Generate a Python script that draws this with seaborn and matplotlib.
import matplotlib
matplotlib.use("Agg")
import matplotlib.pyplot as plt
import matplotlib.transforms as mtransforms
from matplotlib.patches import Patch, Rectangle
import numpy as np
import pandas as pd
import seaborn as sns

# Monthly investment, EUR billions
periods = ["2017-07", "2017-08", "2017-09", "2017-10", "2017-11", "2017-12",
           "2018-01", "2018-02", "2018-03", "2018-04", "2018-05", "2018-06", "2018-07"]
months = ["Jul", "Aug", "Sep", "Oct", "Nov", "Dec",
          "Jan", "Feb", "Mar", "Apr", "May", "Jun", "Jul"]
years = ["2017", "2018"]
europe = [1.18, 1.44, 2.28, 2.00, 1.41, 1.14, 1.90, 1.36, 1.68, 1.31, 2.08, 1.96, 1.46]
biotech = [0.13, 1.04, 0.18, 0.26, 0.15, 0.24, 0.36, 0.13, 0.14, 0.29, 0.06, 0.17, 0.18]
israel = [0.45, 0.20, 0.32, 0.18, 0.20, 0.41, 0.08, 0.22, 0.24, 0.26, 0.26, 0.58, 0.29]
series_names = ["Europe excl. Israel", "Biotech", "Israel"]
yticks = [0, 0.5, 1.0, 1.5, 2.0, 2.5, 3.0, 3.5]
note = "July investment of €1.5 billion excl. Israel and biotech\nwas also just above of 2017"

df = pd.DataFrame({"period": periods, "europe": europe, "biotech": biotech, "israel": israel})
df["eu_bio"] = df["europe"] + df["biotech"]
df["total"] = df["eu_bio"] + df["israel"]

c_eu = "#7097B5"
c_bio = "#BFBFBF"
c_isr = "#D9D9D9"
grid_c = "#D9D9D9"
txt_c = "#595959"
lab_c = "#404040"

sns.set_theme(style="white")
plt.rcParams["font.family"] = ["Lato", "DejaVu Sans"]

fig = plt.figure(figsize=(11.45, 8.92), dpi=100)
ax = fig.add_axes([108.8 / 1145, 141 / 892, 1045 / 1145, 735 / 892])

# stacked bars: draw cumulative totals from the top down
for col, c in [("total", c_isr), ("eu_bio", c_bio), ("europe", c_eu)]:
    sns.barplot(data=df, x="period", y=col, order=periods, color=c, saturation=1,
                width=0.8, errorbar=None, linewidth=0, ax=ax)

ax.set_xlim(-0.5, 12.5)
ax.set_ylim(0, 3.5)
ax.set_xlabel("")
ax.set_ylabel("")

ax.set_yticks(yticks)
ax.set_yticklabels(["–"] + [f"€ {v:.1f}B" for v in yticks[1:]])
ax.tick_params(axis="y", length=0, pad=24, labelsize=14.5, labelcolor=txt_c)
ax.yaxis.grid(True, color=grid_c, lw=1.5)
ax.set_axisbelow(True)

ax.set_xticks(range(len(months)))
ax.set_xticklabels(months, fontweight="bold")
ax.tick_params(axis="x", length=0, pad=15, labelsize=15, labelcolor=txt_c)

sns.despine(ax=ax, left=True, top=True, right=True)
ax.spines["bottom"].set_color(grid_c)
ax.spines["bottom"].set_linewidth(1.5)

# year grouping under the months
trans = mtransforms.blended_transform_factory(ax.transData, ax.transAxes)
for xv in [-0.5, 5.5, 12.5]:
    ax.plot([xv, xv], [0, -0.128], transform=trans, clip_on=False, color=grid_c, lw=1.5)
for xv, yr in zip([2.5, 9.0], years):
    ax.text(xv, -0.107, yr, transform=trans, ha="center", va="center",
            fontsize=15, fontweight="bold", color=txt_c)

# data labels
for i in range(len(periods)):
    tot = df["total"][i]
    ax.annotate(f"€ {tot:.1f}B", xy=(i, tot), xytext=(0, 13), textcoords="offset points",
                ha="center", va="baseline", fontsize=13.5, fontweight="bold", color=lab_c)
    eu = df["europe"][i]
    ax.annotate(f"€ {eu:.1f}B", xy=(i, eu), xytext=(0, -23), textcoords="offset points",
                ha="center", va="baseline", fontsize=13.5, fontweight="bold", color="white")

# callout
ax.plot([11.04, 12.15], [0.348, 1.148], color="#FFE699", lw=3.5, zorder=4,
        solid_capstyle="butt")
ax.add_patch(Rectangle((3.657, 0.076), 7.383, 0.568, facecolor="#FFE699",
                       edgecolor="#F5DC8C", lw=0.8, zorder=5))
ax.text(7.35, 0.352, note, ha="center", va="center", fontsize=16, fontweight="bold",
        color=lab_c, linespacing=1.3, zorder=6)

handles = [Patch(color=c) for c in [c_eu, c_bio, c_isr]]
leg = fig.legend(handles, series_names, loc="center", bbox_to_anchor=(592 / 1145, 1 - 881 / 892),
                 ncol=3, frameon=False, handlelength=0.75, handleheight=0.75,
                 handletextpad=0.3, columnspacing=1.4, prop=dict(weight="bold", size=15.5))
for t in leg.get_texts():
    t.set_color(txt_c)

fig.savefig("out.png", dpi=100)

#### REQUIREMENTS
Pick out the lines containing the string "seaborn".

#### WRITTEN SOLUTION
Generate a Python script that draws this with seaborn and matplotlib.
import seaborn as sns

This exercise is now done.